### TASK PROMPT
Return the listing below in full, with every line exactly as it is.

### INFORMATION PROVIDED
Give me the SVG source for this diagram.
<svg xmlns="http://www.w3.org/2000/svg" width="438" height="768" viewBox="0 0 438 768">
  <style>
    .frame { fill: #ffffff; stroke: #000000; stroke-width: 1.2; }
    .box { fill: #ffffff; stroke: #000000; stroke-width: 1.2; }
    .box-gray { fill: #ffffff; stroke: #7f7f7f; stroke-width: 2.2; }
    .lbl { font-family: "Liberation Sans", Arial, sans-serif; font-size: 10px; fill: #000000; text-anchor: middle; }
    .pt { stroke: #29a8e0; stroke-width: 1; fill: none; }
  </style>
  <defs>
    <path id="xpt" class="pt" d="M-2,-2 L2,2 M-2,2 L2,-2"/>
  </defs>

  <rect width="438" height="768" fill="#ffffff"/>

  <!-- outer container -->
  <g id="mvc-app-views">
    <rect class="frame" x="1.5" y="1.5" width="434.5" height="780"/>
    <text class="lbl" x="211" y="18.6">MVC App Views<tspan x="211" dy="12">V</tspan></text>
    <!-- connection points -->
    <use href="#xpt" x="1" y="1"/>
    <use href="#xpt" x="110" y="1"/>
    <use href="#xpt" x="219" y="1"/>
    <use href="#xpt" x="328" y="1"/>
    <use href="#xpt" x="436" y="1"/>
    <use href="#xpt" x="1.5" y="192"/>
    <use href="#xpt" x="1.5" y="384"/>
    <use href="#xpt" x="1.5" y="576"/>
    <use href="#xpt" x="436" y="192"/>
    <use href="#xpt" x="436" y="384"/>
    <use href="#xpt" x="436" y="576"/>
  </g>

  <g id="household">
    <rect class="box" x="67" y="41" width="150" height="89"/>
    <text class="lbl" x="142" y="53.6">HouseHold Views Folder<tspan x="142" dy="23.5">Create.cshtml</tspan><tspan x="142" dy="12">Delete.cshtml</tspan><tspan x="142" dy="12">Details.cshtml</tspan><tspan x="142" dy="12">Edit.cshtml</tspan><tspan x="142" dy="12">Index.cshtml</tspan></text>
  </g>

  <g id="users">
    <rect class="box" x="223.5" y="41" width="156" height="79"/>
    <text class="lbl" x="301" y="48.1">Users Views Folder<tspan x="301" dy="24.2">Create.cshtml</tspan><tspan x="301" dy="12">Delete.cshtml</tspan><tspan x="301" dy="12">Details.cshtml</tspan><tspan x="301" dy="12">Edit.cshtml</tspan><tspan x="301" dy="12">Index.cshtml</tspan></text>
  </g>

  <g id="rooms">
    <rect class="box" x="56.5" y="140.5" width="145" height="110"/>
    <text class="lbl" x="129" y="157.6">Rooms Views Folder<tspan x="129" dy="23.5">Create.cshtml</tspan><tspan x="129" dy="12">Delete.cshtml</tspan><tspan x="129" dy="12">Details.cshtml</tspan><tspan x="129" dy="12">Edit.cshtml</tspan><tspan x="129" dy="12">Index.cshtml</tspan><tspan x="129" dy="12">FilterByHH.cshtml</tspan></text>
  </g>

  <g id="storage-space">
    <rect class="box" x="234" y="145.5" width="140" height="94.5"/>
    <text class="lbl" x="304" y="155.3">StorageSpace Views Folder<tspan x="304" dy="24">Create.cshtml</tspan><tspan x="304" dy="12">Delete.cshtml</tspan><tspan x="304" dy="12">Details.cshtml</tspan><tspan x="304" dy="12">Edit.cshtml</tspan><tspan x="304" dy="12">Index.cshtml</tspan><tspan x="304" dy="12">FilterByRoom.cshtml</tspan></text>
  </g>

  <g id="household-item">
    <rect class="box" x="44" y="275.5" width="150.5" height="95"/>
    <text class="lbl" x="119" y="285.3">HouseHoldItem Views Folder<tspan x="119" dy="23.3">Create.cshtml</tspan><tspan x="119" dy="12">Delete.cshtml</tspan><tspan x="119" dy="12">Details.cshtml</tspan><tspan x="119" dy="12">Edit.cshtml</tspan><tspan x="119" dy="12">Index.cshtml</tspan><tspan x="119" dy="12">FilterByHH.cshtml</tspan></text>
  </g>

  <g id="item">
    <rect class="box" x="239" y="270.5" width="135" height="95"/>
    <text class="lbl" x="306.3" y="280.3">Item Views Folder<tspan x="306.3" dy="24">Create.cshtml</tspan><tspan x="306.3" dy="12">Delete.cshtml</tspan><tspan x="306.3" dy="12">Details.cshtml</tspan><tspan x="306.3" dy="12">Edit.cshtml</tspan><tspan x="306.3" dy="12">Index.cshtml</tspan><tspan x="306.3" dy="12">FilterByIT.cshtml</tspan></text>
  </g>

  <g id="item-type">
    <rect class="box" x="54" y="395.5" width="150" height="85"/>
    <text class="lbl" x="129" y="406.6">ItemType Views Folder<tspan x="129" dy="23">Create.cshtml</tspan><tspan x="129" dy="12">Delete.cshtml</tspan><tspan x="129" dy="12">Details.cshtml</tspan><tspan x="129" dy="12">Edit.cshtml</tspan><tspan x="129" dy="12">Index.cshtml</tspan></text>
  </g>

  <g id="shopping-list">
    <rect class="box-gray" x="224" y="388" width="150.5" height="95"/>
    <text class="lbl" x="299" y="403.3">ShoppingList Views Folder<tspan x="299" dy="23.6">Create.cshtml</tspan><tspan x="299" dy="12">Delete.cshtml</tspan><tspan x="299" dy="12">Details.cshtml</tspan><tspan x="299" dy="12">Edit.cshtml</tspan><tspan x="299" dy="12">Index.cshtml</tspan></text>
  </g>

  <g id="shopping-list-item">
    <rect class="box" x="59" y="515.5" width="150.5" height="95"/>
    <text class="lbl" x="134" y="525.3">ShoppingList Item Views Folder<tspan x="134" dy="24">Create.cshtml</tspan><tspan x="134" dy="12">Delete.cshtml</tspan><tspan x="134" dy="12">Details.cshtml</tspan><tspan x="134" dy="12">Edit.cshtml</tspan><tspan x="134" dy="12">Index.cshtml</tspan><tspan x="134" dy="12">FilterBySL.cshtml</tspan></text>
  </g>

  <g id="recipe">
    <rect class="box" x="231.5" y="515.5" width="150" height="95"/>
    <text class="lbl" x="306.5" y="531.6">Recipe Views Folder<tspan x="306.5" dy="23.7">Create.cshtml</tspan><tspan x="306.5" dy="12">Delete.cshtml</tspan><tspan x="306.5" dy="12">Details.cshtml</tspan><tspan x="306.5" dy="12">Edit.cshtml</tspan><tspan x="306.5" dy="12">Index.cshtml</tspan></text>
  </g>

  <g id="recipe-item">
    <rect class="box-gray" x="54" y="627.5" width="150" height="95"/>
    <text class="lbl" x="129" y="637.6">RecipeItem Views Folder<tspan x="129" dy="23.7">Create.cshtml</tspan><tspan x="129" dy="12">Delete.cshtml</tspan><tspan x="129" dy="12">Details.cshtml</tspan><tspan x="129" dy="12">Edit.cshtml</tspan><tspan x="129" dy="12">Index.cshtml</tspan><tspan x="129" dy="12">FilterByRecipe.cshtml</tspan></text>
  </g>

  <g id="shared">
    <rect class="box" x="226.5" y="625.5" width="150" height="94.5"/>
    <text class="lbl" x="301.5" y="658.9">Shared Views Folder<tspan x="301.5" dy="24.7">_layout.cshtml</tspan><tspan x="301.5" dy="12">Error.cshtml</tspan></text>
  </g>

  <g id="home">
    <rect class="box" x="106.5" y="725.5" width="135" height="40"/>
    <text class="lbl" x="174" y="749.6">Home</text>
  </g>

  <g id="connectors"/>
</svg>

### THE OUTPUT
Give me the SVG source for this diagram.
<svg xmlns="http://www.w3.org/2000/svg" width="438" height="768" viewBox="0 0 438 768">
  <style>
    .frame { fill: #ffffff; stroke: #000000; stroke-width: 1.2; }
    .box { fill: #ffffff; stroke: #000000; stroke-width: 1.2; }
    .box-gray { fill: #ffffff; stroke: #7f7f7f; stroke-width: 2.2; }
    .lbl { font-family: "Liberation Sans", Arial, sans-serif; font-size: 10px; fill: #000000; text-anchor: middle; }
    .pt { stroke: #29a8e0; stroke-width: 1; fill: none; }
  </style>
  <defs>
    <path id="xpt" class="pt" d="M-2,-2 L2,2 M-2,2 L2,-2"/>
  </defs>

  <rect width="438" height="768" fill="#ffffff"/>

  <!-- outer container -->
  <g id="mvc-app-views">
    <rect class="frame" x="1.5" y="1.5" width="434.5" height="780"/>
    <text class="lbl" x="211" y="18.6">MVC App Views<tspan x="211" dy="12">V</tspan></text>
    <!-- connection points -->
    <use href="#xpt" x="1" y="1"/>
    <use href="#xpt" x="110" y="1"/>
    <use href="#xpt" x="219" y="1"/>
    <use href="#xpt" x="328" y="1"/>
    <use href="#xpt" x="436" y="1"/>
    <use href="#xpt" x="1.5" y="192"/>
    <use href="#xpt" x="1.5" y="384"/>
    <use href="#xpt" x="1.5" y="576"/>
    <use href="#xpt" x="436" y="192"/>
    <use href="#xpt" x="436" y="384"/>
    <use href="#xpt" x="436" y="576"/>
  </g>

  <g id="household">
    <rect class="box" x="67" y="41" width="150" height="89"/>
    <text class="lbl" x="142" y="53.6">HouseHold Views Folder<tspan x="142" dy="23.5">Create.cshtml</tspan><tspan x="142" dy="12">Delete.cshtml</tspan><tspan x="142" dy="12">Details.cshtml</tspan><tspan x="142" dy="12">Edit.cshtml</tspan><tspan x="142" dy="12">Index.cshtml</tspan></text>
  </g>

  <g id="users">
    <rect class="box" x="223.5" y="41" width="156" height="79"/>
    <text class="lbl" x="301" y="48.1">Users Views Folder<tspan x="301" dy="24.2">Create.cshtml</tspan><tspan x="301" dy="12">Delete.cshtml</tspan><tspan x="301" dy="12">Details.cshtml</tspan><tspan x="301" dy="12">Edit.cshtml</tspan><tspan x="301" dy="12">Index.cshtml</tspan></text>
  </g>

  <g id="rooms">
    <rect class="box" x="56.5" y="140.5" width="145" height="110"/>
    <text class="lbl" x="129" y="157.6">Rooms Views Folder<tspan x="129" dy="23.5">Create.cshtml</tspan><tspan x="129" dy="12">Delete.cshtml</tspan><tspan x="129" dy="12">Details.cshtml</tspan><tspan x="129" dy="12">Edit.cshtml</tspan><tspan x="129" dy="12">Index.cshtml</tspan><tspan x="129" dy="12">FilterByHH.cshtml</tspan></text>
  </g>

  <g id="storage-space">
    <rect class="box" x="234" y="145.5" width="140" height="94.5"/>
    <text class="lbl" x="304" y="155.3">StorageSpace Views Folder<tspan x="304" dy="24">Create.cshtml</tspan><tspan x="304" dy="12">Delete.cshtml</tspan><tspan x="304" dy="12">Details.cshtml</tspan><tspan x="304" dy="12">Edit.cshtml</tspan><tspan x="304" dy="12">Index.cshtml</tspan><tspan x="304" dy="12">FilterByRoom.cshtml</tspan></text>
  </g>

  <g id="household-item">
    <rect class="box" x="44" y="275.5" width="150.5" height="95"/>
    <text class="lbl" x="119" y="285.3">HouseHoldItem Views Folder<tspan x="119" dy="23.3">Create.cshtml</tspan><tspan x="119" dy="12">Delete.cshtml</tspan><tspan x="119" dy="12">Details.cshtml</tspan><tspan x="119" dy="12">Edit.cshtml</tspan><tspan x="119" dy="12">Index.cshtml</tspan><tspan x="119" dy="12">FilterByHH.cshtml</tspan></text>
  </g>

  <g id="item">
    <rect class="box" x="239" y="270.5" width="135" height="95"/>
    <text class="lbl" x="306.3" y="280.3">Item Views Folder<tspan x="306.3" dy="24">Create.cshtml</tspan><tspan x="306.3" dy="12">Delete.cshtml</tspan><tspan x="306.3" dy="12">Details.cshtml</tspan><tspan x="306.3" dy="12">Edit.cshtml</tspan><tspan x="306.3" dy="12">Index.cshtml</tspan><tspan x="306.3" dy="12">FilterByIT.cshtml</tspan></text>
  </g>

  <g id="item-type">
    <rect class="box" x="54" y="395.5" width="150" height="85"/>
    <text class="lbl" x="129" y="406.6">ItemType Views Folder<tspan x="129" dy="23">Create.cshtml</tspan><tspan x="129" dy="12">Delete.cshtml</tspan><tspan x="129" dy="12">Details.cshtml</tspan><tspan x="129" dy="12">Edit.cshtml</tspan><tspan x="129" dy="12">Index.cshtml</tspan></text>
  </g>

  <g id="shopping-list">
    <rect class="box-gray" x="224" y="388" width="150.5" height="95"/>
    <text class="lbl" x="299" y="403.3">ShoppingList Views Folder<tspan x="299" dy="23.6">Create.cshtml</tspan><tspan x="299" dy="12">Delete.cshtml</tspan><tspan x="299" dy="12">Details.cshtml</tspan><tspan x="299" dy="12">Edit.cshtml</tspan><tspan x="299" dy="12">Index.cshtml</tspan></text>
  </g>

  <g id="shopping-list-item">
    <rect class="box" x="59" y="515.5" width="150.5" height="95"/>
    <text class="lbl" x="134" y="525.3">ShoppingList Item Views Folder<tspan x="134" dy="24">Create.cshtml</tspan><tspan x="134" dy="12">Delete.cshtml</tspan><tspan x="134" dy="12">Details.cshtml</tspan><tspan x="134" dy="12">Edit.cshtml</tspan><tspan x="134" dy="12">Index.cshtml</tspan><tspan x="134" dy="12">FilterBySL.cshtml</tspan></text>
  </g>

  <g id="recipe">
    <rect class="box" x="231.5" y="515.5" width="150" height="95"/>
    <text class="lbl" x="306.5" y="531.6">Recipe Views Folder<tspan x="306.5" dy="23.7">Create.cshtml</tspan><tspan x="306.5" dy="12">Delete.cshtml</tspan><tspan x="306.5" dy="12">Details.cshtml</tspan><tspan x="306.5" dy="12">Edit.cshtml</tspan><tspan x="306.5" dy="12">Index.cshtml</tspan></text>
  </g>

  <g id="recipe-item">
    <rect class="box-gray" x="54" y="627.5" width="150" height="95"/>
    <text class="lbl" x="129" y="637.6">RecipeItem Views Folder<tspan x="129" dy="23.7">Create.cshtml</tspan><tspan x="129" dy="12">Delete.cshtml</tspan><tspan x="129" dy="12">Details.cshtml</tspan><tspan x="129" dy="12">Edit.cshtml</tspan><tspan x="129" dy="12">Index.cshtml</tspan><tspan x="129" dy="12">FilterByRecipe.cshtml</tspan></text>
  </g>

  <g id="shared">
    <rect class="box" x="226.5" y="625.5" width="150" height="94.5"/>
    <text class="lbl" x="301.5" y="658.9">Shared Views Folder<tspan x="301.5" dy="24.7">_layout.cshtml</tspan><tspan x="301.5" dy="12">Error.cshtml</tspan></text>
  </g>

  <g id="home">
    <rect class="box" x="106.5" y="725.5" width="135" height="40"/>
    <text class="lbl" x="174" y="749.6">Home</text>
  </g>

  <g id="connectors"/>
</svg>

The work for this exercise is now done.